For both buyers and sellers, Sacramento Riverfront architecture is really a story about design meeting geography. Once you understand the planning context, style becomes easier to read and the opportunities become easier to compare.
If you are exploring a riverfront home, land purchase, or build opportunity in Sacramento, working with someone who understands both neighborhood character and property complexity can make a real difference. Lisa Rayman can help you evaluate riverfront homes, lots, and development possibilities with local insight and practical guidance.
FAQs
What architectural style is most common along the Sacramento Riverfront?
- In residential riverfront areas like Pocket/Greenhaven, ranch-style homes from the postwar era are the most common pattern described in city planning and preservation materials.
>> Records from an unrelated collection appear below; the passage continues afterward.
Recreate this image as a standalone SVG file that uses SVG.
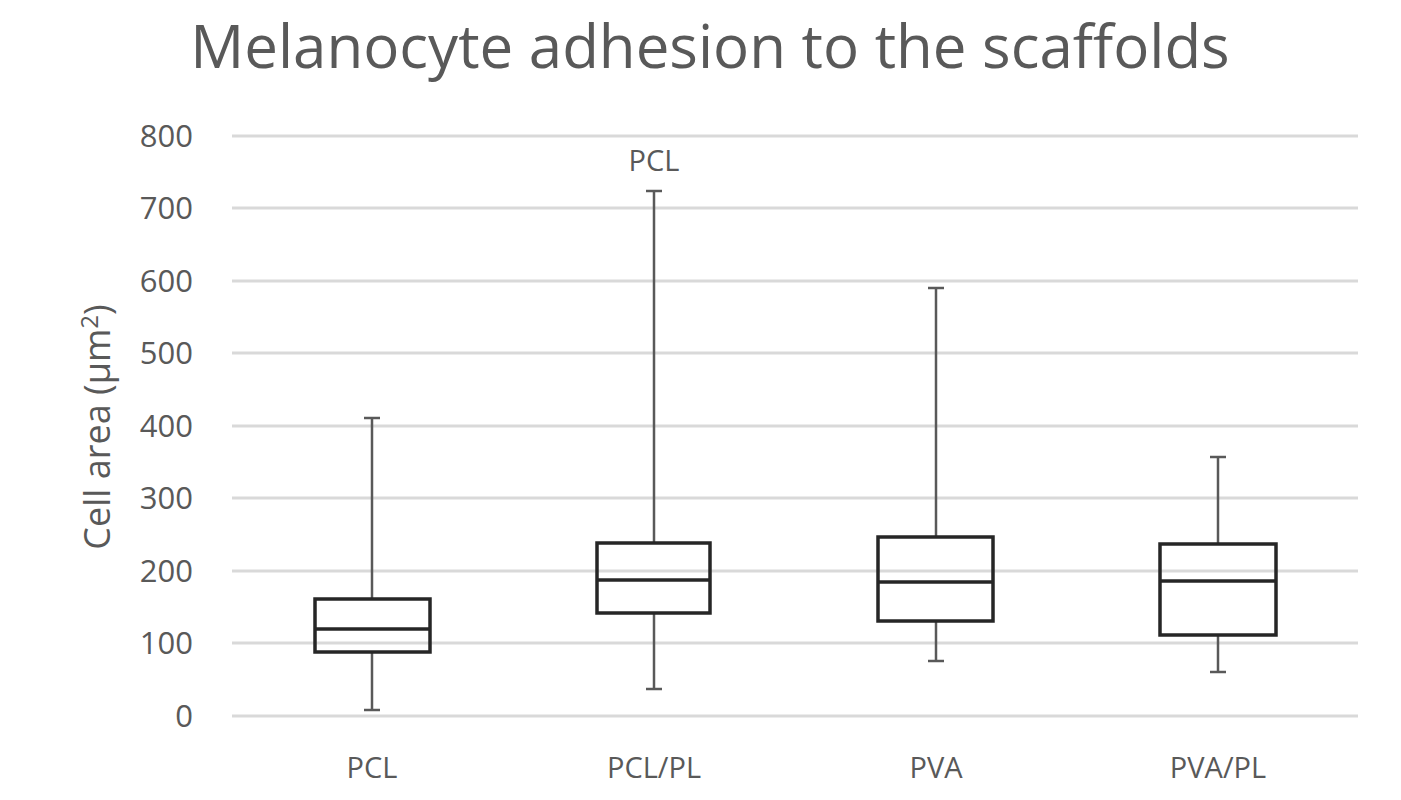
<svg xmlns="http://www.w3.org/2000/svg" width="1401" height="800" viewBox="0 0 1401 800">
<style>
text{font-family:"Open Sans","Liberation Sans",sans-serif;fill:#595959}
.grid{stroke:#d9d9d9;stroke-width:3}
.yt{font-size:31px;text-anchor:end}
.xt{font-size:29px;text-anchor:middle}
.box{fill:none;stroke:#262626;stroke-width:3.5}
.wh{stroke:#595959;stroke-width:2.5}
</style>
<rect width="1401" height="800" fill="#fff"/>
<text x="710" y="68" font-size="60" text-anchor="middle">Melanocyte adhesion to the scaffolds</text>
<g id="grid">
<line class="grid" x1="232" y1="136" x2="1358" y2="136"/>
<line class="grid" x1="232" y1="208" x2="1358" y2="208"/>
<line class="grid" x1="232" y1="281" x2="1358" y2="281"/>
<line class="grid" x1="232" y1="353" x2="1358" y2="353"/>
<line class="grid" x1="232" y1="426" x2="1358" y2="426"/>
<line class="grid" x1="232" y1="498" x2="1358" y2="498"/>
<line class="grid" x1="232" y1="571" x2="1358" y2="571"/>
<line class="grid" x1="232" y1="643" x2="1358" y2="643"/>
<line class="grid" x1="232" y1="716" x2="1358" y2="716"/>
</g>
<g id="yaxis">
<text class="yt" x="193" y="147">800</text>
<text class="yt" x="193" y="219">700</text>
<text class="yt" x="193" y="292">600</text>
<text class="yt" x="193" y="364">500</text>
<text class="yt" x="193" y="437">400</text>
<text class="yt" x="193" y="509">300</text>
<text class="yt" x="193" y="582">200</text>
<text class="yt" x="193" y="654">100</text>
<text class="yt" x="193" y="727">0</text>
<text x="0" y="0" font-size="36" text-anchor="middle" transform="translate(110,427) rotate(-90)">Cell area (µm<tspan font-size="24" dy="-12">2</tspan><tspan dy="12">)</tspan></text>
</g>
<g id="connectors">
<line class="wh" x1="372" y1="418" x2="372" y2="599"/><line class="wh" x1="364" y1="418" x2="380" y2="418"/>
<line class="wh" x1="372" y1="652" x2="372" y2="710"/><line class="wh" x1="364" y1="710" x2="380" y2="710"/>
<line class="wh" x1="654" y1="191" x2="654" y2="543"/><line class="wh" x1="646" y1="191" x2="662" y2="191"/>
<line class="wh" x1="654" y1="613" x2="654" y2="689"/><line class="wh" x1="646" y1="689" x2="662" y2="689"/>
<line class="wh" x1="936" y1="288" x2="936" y2="537"/><line class="wh" x1="928" y1="288" x2="944" y2="288"/>
<line class="wh" x1="936" y1="621" x2="936" y2="661"/><line class="wh" x1="928" y1="661" x2="944" y2="661"/>
<line class="wh" x1="1218" y1="457" x2="1218" y2="544"/><line class="wh" x1="1210" y1="457" x2="1226" y2="457"/>
<line class="wh" x1="1218" y1="635" x2="1218" y2="672"/><line class="wh" x1="1210" y1="672" x2="1226" y2="672"/>
</g>
<g id="box-pcl"><rect class="box" x="315" y="599" width="115" height="53"/><line class="box" x1="315" y1="629" x2="430" y2="629"/></g>
<g id="box-pclpl"><rect class="box" x="597" y="543" width="113" height="70"/><line class="box" x1="597" y1="580" x2="710" y2="580"/></g>
<g id="box-pva"><rect class="box" x="878" y="537" width="115" height="84"/><line class="box" x1="878" y1="582" x2="993" y2="582"/></g>
<g id="box-pvapl"><rect class="box" x="1160" y="544" width="116" height="91"/><line class="box" x1="1160" y1="581" x2="1276" y2="581"/></g>
<g id="xaxis">
<text class="xt" x="372" y="778">PCL</text>
<text class="xt" x="654" y="778">PCL/PL</text>
<text class="xt" x="936" y="778">PVA</text>
<text class="xt" x="1218" y="778">PVA/PL</text>
<text class="xt" x="654" y="171">PCL</text>
</g>
</svg>
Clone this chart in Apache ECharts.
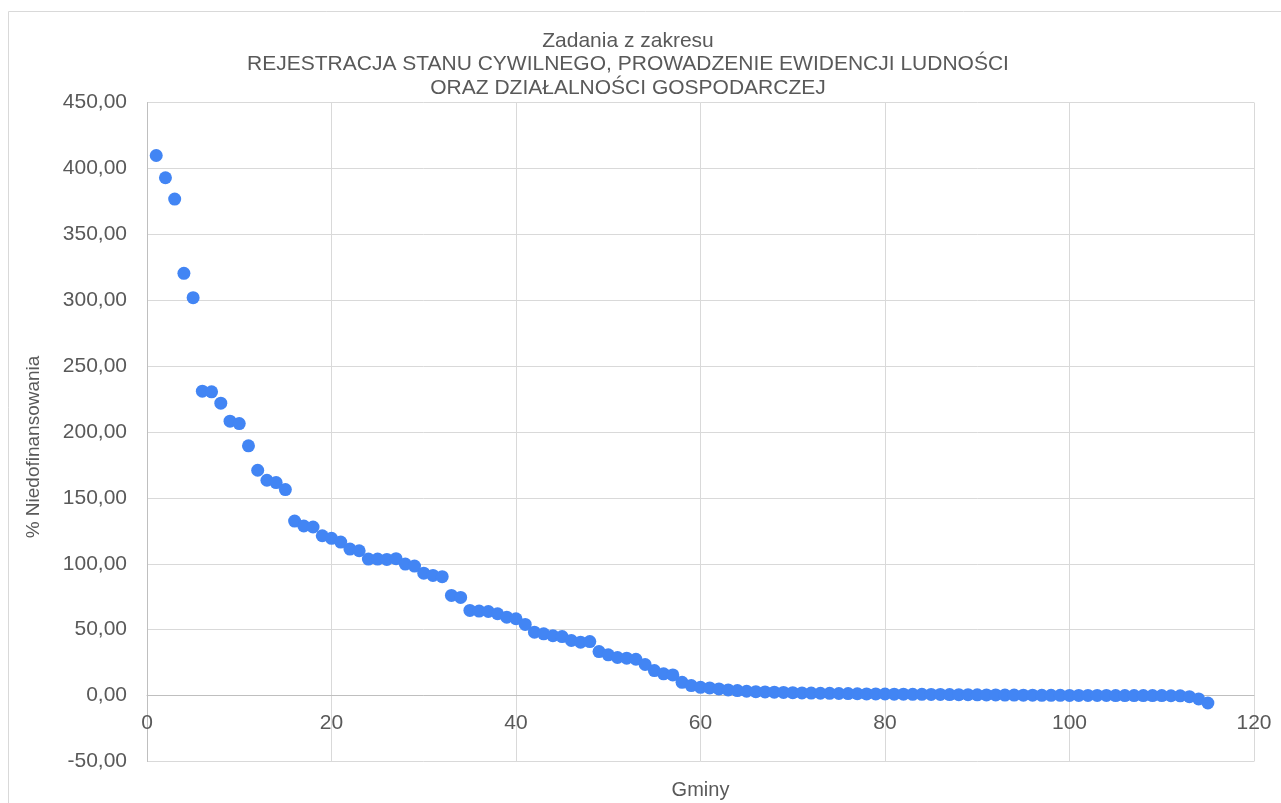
<!DOCTYPE html>
<html>
<head>
<meta charset="utf-8">
<title>Zadania z zakresu</title>
<script src="https://cdn.jsdelivr.net/npm/echarts@6/dist/echarts.min.js"></script>
<style>
  html, body { margin: 0; padding: 0; background: #fff; }
  #chart { width: 1281px; height: 803px; }
</style>
</head>
<body>
<div id="chart"></div>
<script>
  // Gminy 1..115, % niedofinansowania
  const niedofinansowanie = [
    409.8, 392.9, 376.7, 320.4, 301.9, 231.0, 230.5, 221.9, 208.2, 206.4,
    189.5, 171.0, 163.4, 161.6, 156.3, 132.4, 128.7, 127.9, 121.3, 119.3,
    116.5, 111.2, 109.9, 103.6, 103.6, 103.3, 103.9, 99.8, 98.3, 92.9,
    91.2, 90.2, 76.0, 74.5, 64.6, 64.1, 63.8, 62.1, 59.5, 58.3,
    54.0, 48.1, 46.9, 45.4, 44.8, 41.8, 40.5, 41.0, 33.4, 30.9,
    28.9, 28.4, 27.6, 23.6, 19.0, 16.5, 15.7, 10.1, 7.6, 6.3,
    5.8, 5.1, 4.3, 3.8, 3.3, 3.0, 2.8, 2.6, 2.4, 2.2,
    2.0, 1.9, 1.8, 1.7, 1.6, 1.5, 1.4, 1.3, 1.3, 1.2,
    1.1, 1.1, 1.0, 1.0, 0.9, 0.9, 0.8, 0.7, 0.7, 0.6,
    0.5, 0.5, 0.4, 0.4, 0.3, 0.3, 0.2, 0.2, 0.2, 0.1,
    0.1, 0.1, 0.1, 0.1, 0.0, 0.0, 0.0, 0.0, 0.0, 0.0,
    -0.1, -0.2, -0.8, -2.5, -5.6
  ]
  const gminy = niedofinansowanie.map((v, i) => i + 1)
  const tytul = [
    'Zadania z zakresu',
    'REJESTRACJA STANU CYWILNEGO, PROWADZENIE EWIDENCJI LUDNOŚCI',
    'ORAZ DZIAŁALNOŚCI GOSPODARCZEJ'
  ]

  const textColor = '#595959'
  const gridColor = '#d9d9d9'
  const font = 'Liberation Sans, Arial, sans-serif'

  const gridTop = 102.5
  const gridBottom = 41.5
  const yMin = -50
  const yMax = 450
  // przesunięcie osi X tak, by leżała na wartości 0 osi Y
  const plotHeight = 803 - gridTop - gridBottom
  const xAxisOffset = -plotHeight * (0 - yMin) / (yMax - yMin)

  let chart = echarts.init(document.getElementById('chart'), null, { renderer: 'canvas' })
  chart.setOption({
    animation: false,
    textStyle: { fontFamily: font },
    graphic: [{
      type: 'rect',
      shape: { x: 8.5, y: 11.5, width: 1300, height: 900 },
      style: { fill: 'none', stroke: gridColor, lineWidth: 1 },
      silent: true
    }],
    title: {
      text: tytul.join('\n'),
      left: 623,
      top: 24,
      textAlign: 'center',
      textStyle: {
        fontFamily: font,
        fontSize: 21,
        fontWeight: 'normal',
        color: textColor,
        lineHeight: 23.5
      }
    },
    grid: {
      left: 147,
      right: 27,
      top: gridTop,
      bottom: gridBottom,
      containLabel: false,
      outerBoundsMode: 'none'
    },
    xAxis: {
      type: 'value',
      min: 0,
      max: 120,
      interval: 20,
      offset: xAxisOffset,
      name: 'Gminy',
      nameLocation: 'middle',
      nameGap: 85,
      nameTextStyle: { color: textColor, fontSize: 20, fontFamily: font },
      axisLine: { onZero: false, lineStyle: { color: '#bfbfbf' } },
      axisTick: { show: false },
      axisLabel: { color: textColor, fontSize: 21, margin: 17, fontFamily: font },
      splitLine: { show: true, lineStyle: { color: gridColor } }
    },
    yAxis: {
      type: 'value',
      min: yMin,
      max: yMax,
      interval: 50,
      name: '% Niedofinansowania',
      nameLocation: 'middle',
      nameGap: 104,
      nameRotate: 90,
      nameTextStyle: { color: textColor, fontSize: 19, fontFamily: font, padding: [0, 30, 0, 0] },
      axisLine: { show: true, lineStyle: { color: '#bfbfbf' } },
      axisTick: { show: false },
      axisLabel: {
        color: textColor,
        fontSize: 21,
        margin: 20,
        fontFamily: font,
        formatter: v => v.toFixed(2).replace('.', ',')
      },
      splitLine: { show: true, lineStyle: { color: gridColor } }
    },
    series: [{
      type: 'scatter',
      symbol: 'circle',
      symbolSize: 13,
      itemStyle: { color: '#4285F4', opacity: 1 },
      data: gminy.map((g, i) => [g, niedofinansowanie[i]])
    }]
  })
</script>
</body>
</html>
What makes Sacramento Riverfront homes different from other Sacramento homes?
- Sacramento Riverfront homes are often shaped by flood control rules, levee conditions, subdivision planning, and lot geometry, not just by visual design or architectural ornament.
What types of riverfront lots are common in Sacramento?
- Buyers may encounter suburban cul-de-sac and interior lots in Pocket/Greenhaven, levee-adjacent riverfront parcels, Garden Highway lots shaped by special planning rules, and mixed-use urban parcels in districts like the River District.
What should Sacramento buyers know about river views and access?
- A river view does not always mean public access, direct water access, or a dockable lot, because levee ownership, easements, and permitted improvements can vary from parcel to parcel.
What should Sacramento buyers know about remodeling a riverfront home?
- Buyers should review local city and county floodplain requirements early, because elevation rules, levee restrictions, and construction standards can affect renovation, additions, and rebuild plans.
Are private docks allowed on Sacramento River properties?
- Some qualifying parcels may allow private docks and related water uses, including under Garden Highway rules, but eligibility depends on the specific property and required approvals.